Une partie de la classe politique burundaise croit dur comme fer que l’accord d’Arusha est « saint et sacré », allant même à le hisser au dessus de la constitution post-transition, argumentant que si cette dernière est inspirée de l’accord d’Arusha alors c’est à elle de s’adapter à cet accord et non l’inverse. Pour cette classe l’accord d’Arusha est clair en son article 7 : « La Constitution stipule qu’à l’exception de la toute première élection présidentielle, le Président de la République est élu au suffrage universel direct », « Il est élu pour un mandat de cinq ans renouvelable une seule fois. Nul ne peut exercer plus de deux mandats présidentiels ». Donc l’actuel président n’a pas droit au troisième mandat.

L’autre partie de la classe politique ne l’entend pas de cette oreille, pour elle, d’après la pyramide de Kelsen, la Constitution étant le texte qui institue les différents organes composant l’Etat, elle est donc considérée comme la norme la plus élevée. Pour cette classe politique, la constitution post-transition ne met pas d’exception sur la première élection présidentielle, de plus en son article 96, elle stipule que : « Le Président de la République est élu au suffrage universel direct pour un mandat de cinq ans renouvelable une fois ». Dire  «  être élu au suffrage universel direct », c’est dire « être élu directement par la population (peuple) », or l’actuel Président de la République n’a été élu au suffrage universel direct qu’une seule fois (en 2010). Il a donc droit à un deuxième mandat au suffrage universel direct.
Dans cette situation, peut-on alors parler de conflit entre l’accord d’Arusha et la Constitution post-transition ? Ou tout simplement conflit entre ceux qui ont négocié, signé l’accord pour la paix d’Arusha et ceux qui ont négocié, signés les accords de cessez-le-feu ?

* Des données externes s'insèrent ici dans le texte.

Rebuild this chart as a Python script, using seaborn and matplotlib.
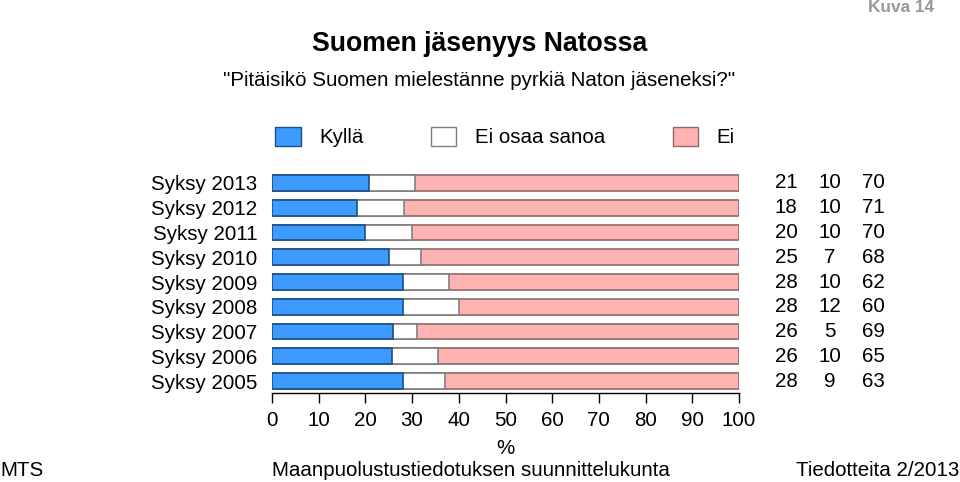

Pour ceux qui ont bien suivi l’historique de l’accord pour la paix d’Arusha, ils ont dit : « la signature de cet accord et la mise en place des institutions de transition sans cessez-le-feu est une faiblesse exploitée par les groupes armés pour discréditer et affaiblir les parties prenantes de cet accord. Ces dernières sont soupçonnées de s’être entendues pour partager les postes de responsabilités sans résoudre les problèmes fondamentaux de la guerre et de l’aggravation de la crise ». Il eut donc fallu les accords de cessez-le-feu pour que la paix revienne. Ceci met en cause la sainteté et le caractère sacré collé à ses accords pour la paix d’Arusha qui par ailleurs ont été signés au forceps, sous une pression internationale intense, avec des réserves qui ont été émis par le gouvernement d’alors et les partis du G10.
Pour conclure, l’accord d’Arusha, c’est un contrat entre anciens G7 et G10 pour le partage du pouvoir tandis que la constitution post-transition est une loi suprême. De ce qui précède, il n’y a pas de conflit. Selon cette constitution, l’actuel président de la République peut bel et bien se présenter aux élections présidentielles de 2015, à condition qu’il le désire et que son parti le désigne comme candidat.